HADES, standing for High-fidelity Adaptive Deception and Emulation System, is scientist’s new answer to combating hackers. This anti-hacker system, rather than simply blocking the attack, uses an alternate reality to go a step further and actually feed the hackers with false information to make them think their attempt worked.


The aptly named HADES was developed by researchers at Sandia National Laboratories in the US. The system tricks the hackers into revealing their tools and methods by making them carry out the hack in an alternate reality, which basically clones the targeted environment the hacker wishes to enter.


Along with helping organizations protect their data, this will help the experts understand and combat the increasingly sophisticated hacking techniques that are being developed these days.


"Simply kicking a hacker out is next-to-useless. The hacker has asymmetry on his side; we have to guard a hundred possible entry points and a hacker only needs to penetrate one to get in," said researcher Vince Urias, who along with his team, created HADES, in a statement.


He further went on to explain that a hacker may have discovered and sent off over a year’s worth of false data before they realize that something’s wrong.
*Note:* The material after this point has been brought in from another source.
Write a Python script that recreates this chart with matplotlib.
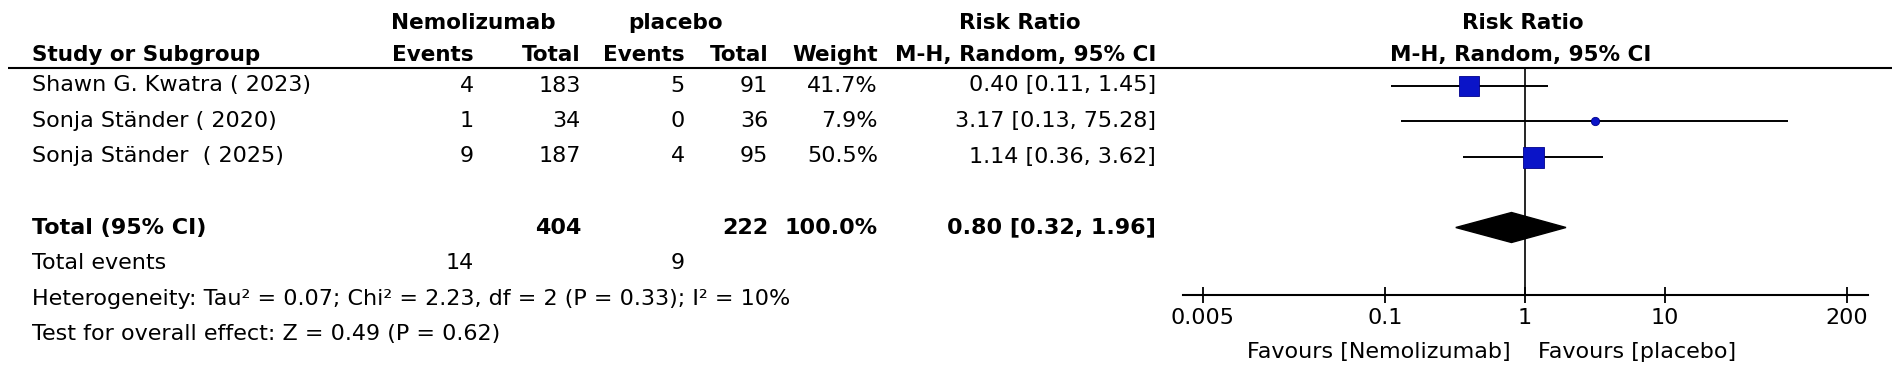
import numpy as np
import matplotlib
matplotlib.use('Agg')
import matplotlib.pyplot as plt
from matplotlib.patches import Polygon
from matplotlib.ticker import NullLocator

plt.rcParams['font.family'] = ['DejaVu Sans', 'Noto Sans CJK SC']

# data
study = ['Shawn G. Kwatra ( 2023)', 'Sonja Ständer ( 2020)', 'Sonja Ständer  ( 2025)']
nemo_events = [4, 1, 9]
nemo_total = [183, 34, 187]
plac_events = [5, 0, 4]
plac_total = [91, 36, 95]
weight = [41.7, 7.9, 50.5]
rr = [0.40, 3.17, 1.14]
rr_lo = [0.11, 0.13, 0.36]
rr_hi = [1.45, 75.28, 3.62]

pooled = [0.80, 0.32, 1.96]
total_n = [404, 222]
total_weight = 100.0
total_ev = [14, 9]
het_text = 'Heterogeneity: Tau² = 0.07; Chi² = 2.23, df = 2 (P = 0.33); I² = 10%'
overall_text = 'Test for overall effect: Z = 0.49 (P = 0.62)'
axis_ticks = [0.005, 0.1, 1, 10, 200]
axis_labels = ['0.005', '0.1', '1', '10', '200']

W, H = 1901, 377
ROW0, PITCH = 85.5, 35.5
def row_of(ypx):
    return (ypx - ROW0) / PITCH

blue = '#0a14c8'
fs = 16
hfs = 15.5

fig = plt.figure(figsize=(W / 100, H / 100), dpi=100)
fig.patch.set_facecolor('white')

# table part, x in pixels, y in row units
ax = fig.add_axes([0, 0, 1, 1])
ax.set_xlim(0, W)
ax.set_ylim(row_of(H), row_of(0))
ax.axis('off')

col = dict(study=32, ne=474, nt=581, pe=685, pt=768, w=878, rr=1156)
h1, h2 = row_of(23), row_of(55)

ax.text(473, h1, 'Nemolizumab', ha='center', va='center', fontsize=hfs, fontweight='bold')
ax.text(676, h1, 'placebo', ha='center', va='center', fontsize=hfs, fontweight='bold')
ax.text(1020, h1, 'Risk Ratio', ha='center', va='center', fontsize=hfs, fontweight='bold')
ax.text(1523, h1, 'Risk Ratio', ha='center', va='center', fontsize=hfs, fontweight='bold')

ax.text(col['study'], h2, 'Study or Subgroup', ha='left', va='center', fontsize=hfs, fontweight='bold')
for key, lab in [('ne', 'Events'), ('nt', 'Total'), ('pe', 'Events'), ('pt', 'Total'),
                 ('w', 'Weight'), ('rr', 'M-H, Random, 95% CI')]:
    ax.text(col[key], h2, lab, ha='right', va='center', fontsize=hfs, fontweight='bold')
ax.text(1521, h2, 'M-H, Random, 95% CI', ha='center', va='center', fontsize=hfs, fontweight='bold')

ax.hlines(-0.5, 8, 1892, color='black', lw=1.5)

for i in range(len(study)):
    ax.text(col['study'], i, study[i], ha='left', va='center', fontsize=fs)
    ax.text(col['ne'], i, str(nemo_events[i]), ha='right', va='center', fontsize=fs)
    ax.text(col['nt'], i, str(nemo_total[i]), ha='right', va='center', fontsize=fs)
    ax.text(col['pe'], i, str(plac_events[i]), ha='right', va='center', fontsize=fs)
    ax.text(col['pt'], i, str(plac_total[i]), ha='right', va='center', fontsize=fs)
    ax.text(col['w'], i, '%.1f%%' % weight[i], ha='right', va='center', fontsize=fs)
    ax.text(col['rr'], i, '%.2f [%.2f, %.2f]' % (rr[i], rr_lo[i], rr_hi[i]),
            ha='right', va='center', fontsize=fs)

tot_row = len(study) + 1
ax.text(col['study'], tot_row, 'Total (95% CI)', ha='left', va='center', fontsize=fs, fontweight='bold')
ax.text(col['nt'], tot_row, str(total_n[0]), ha='right', va='center', fontsize=fs, fontweight='bold')
ax.text(col['pt'], tot_row, str(total_n[1]), ha='right', va='center', fontsize=fs, fontweight='bold')
ax.text(col['w'], tot_row, '%.1f%%' % total_weight, ha='right', va='center', fontsize=fs, fontweight='bold')
ax.text(col['rr'], tot_row, '%.2f [%.2f, %.2f]' % tuple(pooled), ha='right', va='center',
        fontsize=fs, fontweight='bold')

ax.text(col['study'], tot_row + 1, 'Total events', ha='left', va='center', fontsize=fs)
ax.text(col['ne'], tot_row + 1, str(total_ev[0]), ha='right', va='center', fontsize=fs)
ax.text(col['pe'], tot_row + 1, str(total_ev[1]), ha='right', va='center', fontsize=fs)
ax.text(col['study'], tot_row + 2, het_text, ha='left', va='center', fontsize=fs)
ax.text(col['study'], tot_row + 3, overall_text, ha='left', va='center', fontsize=fs)

# forest part, log scale
ax_bottom = 295
fa = fig.add_axes([1183 / W, (H - ax_bottom) / H, 685 / W, (ax_bottom - 67.75) / H])
fa.set_xscale('log')
fa.set_xlim(10 ** -2.4437, 10 ** 2.4499)
fa.set_ylim(row_of(ax_bottom), -0.5)
fa.patch.set_alpha(0)
for s in ['top', 'left', 'right']:
    fa.spines[s].set_visible(False)
fa.spines['bottom'].set_linewidth(1.5)
fa.set_yticks([])
fa.set_xticks(axis_ticks)
fa.set_xticklabels(axis_labels, fontsize=fs)
fa.xaxis.set_minor_locator(NullLocator())
fa.tick_params(axis='x', direction='inout', length=11, width=1.3, pad=4)

fa.axvline(1, color='black', lw=1.2, zorder=1)
rows = np.arange(len(study))
fa.hlines(rows, rr_lo, rr_hi, color='black', lw=1.4, zorder=2)
for i in range(len(study)):
    side = 21 * np.sqrt(weight[i] / max(weight)) * 0.72
    mk = 's' if side > 8 else 'o'
    fa.plot(rr[i], i, marker=mk, ms=side, color=blue, mec='#00008a', mew=0.6, zorder=3)

dh = 15 / PITCH
dia = Polygon([(pooled[1], tot_row), (pooled[0], tot_row - dh),
               (pooled[2], tot_row), (pooled[0], tot_row + dh)],
              closed=True, facecolor='black', edgecolor='black', zorder=3)
fa.add_patch(dia)

fav_row = row_of(352)
fa.annotate('Favours [Nemolizumab]', xy=(1, fav_row), xytext=(-14, 0), textcoords='offset pixels',
            ha='right', va='center', fontsize=fs, annotation_clip=False)
fa.annotate('Favours [placebo]', xy=(1, fav_row), xytext=(13, 0), textcoords='offset pixels',
            ha='left', va='center', fontsize=fs, annotation_clip=False)

fig.savefig('out.png', dpi=100, facecolor='white')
“And then the adversary must check all data obtained from us because they don’t know when we started falsifying,” he said. And it is at this point where the hacker’s tools and techniques are revealed as they work on separating fact from fiction.


However, HADES is not without its faults. While simple deceptive environments may be carried out on a small computer, large and complex ones cannot be done without huge memory resources and require more CPU.

Still, it is a breakthrough that has already allowed security experts to locate malware introduced into a system and is capable of active attack, and US Department of Homeland Security is already working with Sandia for deploying it.